Task prompt: Provide an exact copy of the data, excluding the images.

Provided data:

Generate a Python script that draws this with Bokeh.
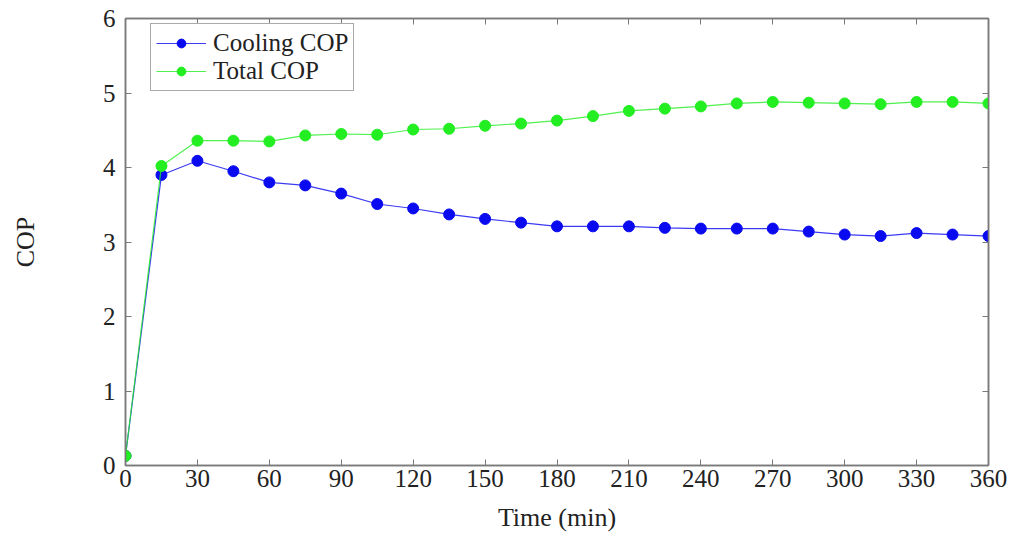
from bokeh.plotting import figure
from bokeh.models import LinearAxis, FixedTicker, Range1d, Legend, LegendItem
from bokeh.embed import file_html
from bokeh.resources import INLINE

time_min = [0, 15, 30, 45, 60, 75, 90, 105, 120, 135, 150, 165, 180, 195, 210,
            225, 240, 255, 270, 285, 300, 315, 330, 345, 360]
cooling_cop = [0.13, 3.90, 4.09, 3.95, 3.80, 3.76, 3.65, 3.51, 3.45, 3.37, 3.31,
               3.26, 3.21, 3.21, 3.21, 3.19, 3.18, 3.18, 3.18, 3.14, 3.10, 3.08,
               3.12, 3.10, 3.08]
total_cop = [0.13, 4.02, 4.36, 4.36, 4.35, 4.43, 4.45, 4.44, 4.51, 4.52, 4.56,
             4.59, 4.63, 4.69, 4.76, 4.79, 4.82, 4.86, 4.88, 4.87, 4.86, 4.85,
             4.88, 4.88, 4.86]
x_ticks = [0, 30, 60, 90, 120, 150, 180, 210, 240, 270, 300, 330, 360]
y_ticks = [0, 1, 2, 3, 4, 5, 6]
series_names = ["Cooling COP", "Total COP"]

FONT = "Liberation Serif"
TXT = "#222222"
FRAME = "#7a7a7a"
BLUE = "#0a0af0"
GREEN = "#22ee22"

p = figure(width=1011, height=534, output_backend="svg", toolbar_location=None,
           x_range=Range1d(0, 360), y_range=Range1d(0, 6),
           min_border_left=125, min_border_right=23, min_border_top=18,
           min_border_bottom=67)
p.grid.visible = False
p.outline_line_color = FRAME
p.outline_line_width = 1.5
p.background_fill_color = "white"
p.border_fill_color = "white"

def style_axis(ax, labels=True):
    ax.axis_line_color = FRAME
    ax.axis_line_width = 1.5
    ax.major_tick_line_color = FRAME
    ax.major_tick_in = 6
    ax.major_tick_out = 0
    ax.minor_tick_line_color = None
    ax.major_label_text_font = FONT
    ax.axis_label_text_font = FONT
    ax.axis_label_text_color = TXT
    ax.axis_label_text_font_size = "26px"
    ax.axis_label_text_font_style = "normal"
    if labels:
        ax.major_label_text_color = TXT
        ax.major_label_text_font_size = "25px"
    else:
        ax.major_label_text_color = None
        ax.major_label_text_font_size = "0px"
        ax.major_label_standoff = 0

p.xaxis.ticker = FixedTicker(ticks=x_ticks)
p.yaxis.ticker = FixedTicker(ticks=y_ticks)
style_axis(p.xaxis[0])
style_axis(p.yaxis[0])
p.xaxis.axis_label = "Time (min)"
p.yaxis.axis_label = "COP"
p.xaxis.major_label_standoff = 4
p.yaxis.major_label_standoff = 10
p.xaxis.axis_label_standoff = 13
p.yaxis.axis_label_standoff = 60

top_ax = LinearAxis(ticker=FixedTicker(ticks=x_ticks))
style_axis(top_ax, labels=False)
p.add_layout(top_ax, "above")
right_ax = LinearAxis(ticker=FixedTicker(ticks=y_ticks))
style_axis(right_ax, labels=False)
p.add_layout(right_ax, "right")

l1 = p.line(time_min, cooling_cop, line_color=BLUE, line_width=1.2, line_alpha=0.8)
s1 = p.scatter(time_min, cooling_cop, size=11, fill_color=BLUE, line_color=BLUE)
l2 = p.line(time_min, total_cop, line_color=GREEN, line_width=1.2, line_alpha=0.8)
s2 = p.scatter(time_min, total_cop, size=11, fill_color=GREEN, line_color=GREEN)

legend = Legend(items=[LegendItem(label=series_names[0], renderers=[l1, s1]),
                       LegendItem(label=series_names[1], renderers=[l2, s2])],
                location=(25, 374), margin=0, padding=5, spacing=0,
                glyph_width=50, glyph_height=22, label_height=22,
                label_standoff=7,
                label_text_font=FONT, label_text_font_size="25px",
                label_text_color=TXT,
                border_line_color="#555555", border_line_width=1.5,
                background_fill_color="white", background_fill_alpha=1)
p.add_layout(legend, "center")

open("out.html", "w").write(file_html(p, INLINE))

Exercise solution:
Generate a Python script that draws this with Bokeh.
from bokeh.plotting import figure
from bokeh.models import LinearAxis, FixedTicker, Range1d, Legend, LegendItem
from bokeh.embed import file_html
from bokeh.resources import INLINE

time_min = [0, 15, 30, 45, 60, 75, 90, 105, 120, 135, 150, 165, 180, 195, 210,
            225, 240, 255, 270, 285, 300, 315, 330, 345, 360]
cooling_cop = [0.13, 3.90, 4.09, 3.95, 3.80, 3.76, 3.65, 3.51, 3.45, 3.37, 3.31,
               3.26, 3.21, 3.21, 3.21, 3.19, 3.18, 3.18, 3.18, 3.14, 3.10, 3.08,
               3.12, 3.10, 3.08]
total_cop = [0.13, 4.02, 4.36, 4.36, 4.35, 4.43, 4.45, 4.44, 4.51, 4.52, 4.56,
             4.59, 4.63, 4.69, 4.76, 4.79, 4.82, 4.86, 4.88, 4.87, 4.86, 4.85,
             4.88, 4.88, 4.86]
x_ticks = [0, 30, 60, 90, 120, 150, 180, 210, 240, 270, 300, 330, 360]
y_ticks = [0, 1, 2, 3, 4, 5, 6]
series_names = ["Cooling COP", "Total COP"]

FONT = "Liberation Serif"
TXT = "#222222"
FRAME = "#7a7a7a"
BLUE = "#0a0af0"
GREEN = "#22ee22"

p = figure(width=1011, height=534, output_backend="svg", toolbar_location=None,
           x_range=Range1d(0, 360), y_range=Range1d(0, 6),
           min_border_left=125, min_border_right=23, min_border_top=18,
           min_border_bottom=67)
p.grid.visible = False
p.outline_line_color = FRAME
p.outline_line_width = 1.5
p.background_fill_color = "white"
p.border_fill_color = "white"

def style_axis(ax, labels=True):
    ax.axis_line_color = FRAME
    ax.axis_line_width = 1.5
    ax.major_tick_line_color = FRAME
    ax.major_tick_in = 6
    ax.major_tick_out = 0
    ax.minor_tick_line_color = None
    ax.major_label_text_font = FONT
    ax.axis_label_text_font = FONT
    ax.axis_label_text_color = TXT
    ax.axis_label_text_font_size = "26px"
    ax.axis_label_text_font_style = "normal"
    if labels:
        ax.major_label_text_color = TXT
        ax.major_label_text_font_size = "25px"
    else:
        ax.major_label_text_color = None
        ax.major_label_text_font_size = "0px"
        ax.major_label_standoff = 0

p.xaxis.ticker = FixedTicker(ticks=x_ticks)
p.yaxis.ticker = FixedTicker(ticks=y_ticks)
style_axis(p.xaxis[0])
style_axis(p.yaxis[0])
p.xaxis.axis_label = "Time (min)"
p.yaxis.axis_label = "COP"
p.xaxis.major_label_standoff = 4
p.yaxis.major_label_standoff = 10
p.xaxis.axis_label_standoff = 13
p.yaxis.axis_label_standoff = 60

top_ax = LinearAxis(ticker=FixedTicker(ticks=x_ticks))
style_axis(top_ax, labels=False)
p.add_layout(top_ax, "above")
right_ax = LinearAxis(ticker=FixedTicker(ticks=y_ticks))
style_axis(right_ax, labels=False)
p.add_layout(right_ax, "right")

l1 = p.line(time_min, cooling_cop, line_color=BLUE, line_width=1.2, line_alpha=0.8)
s1 = p.scatter(time_min, cooling_cop, size=11, fill_color=BLUE, line_color=BLUE)
l2 = p.line(time_min, total_cop, line_color=GREEN, line_width=1.2, line_alpha=0.8)
s2 = p.scatter(time_min, total_cop, size=11, fill_color=GREEN, line_color=GREEN)

legend = Legend(items=[LegendItem(label=series_names[0], renderers=[l1, s1]),
                       LegendItem(label=series_names[1], renderers=[l2, s2])],
                location=(25, 374), margin=0, padding=5, spacing=0,
                glyph_width=50, glyph_height=22, label_height=22,
                label_standoff=7,
                label_text_font=FONT, label_text_font_size="25px",
                label_text_color=TXT,
                border_line_color="#555555", border_line_width=1.5,
                background_fill_color="white", background_fill_alpha=1)
p.add_layout(legend, "center")

open("out.html", "w").write(file_html(p, INLINE))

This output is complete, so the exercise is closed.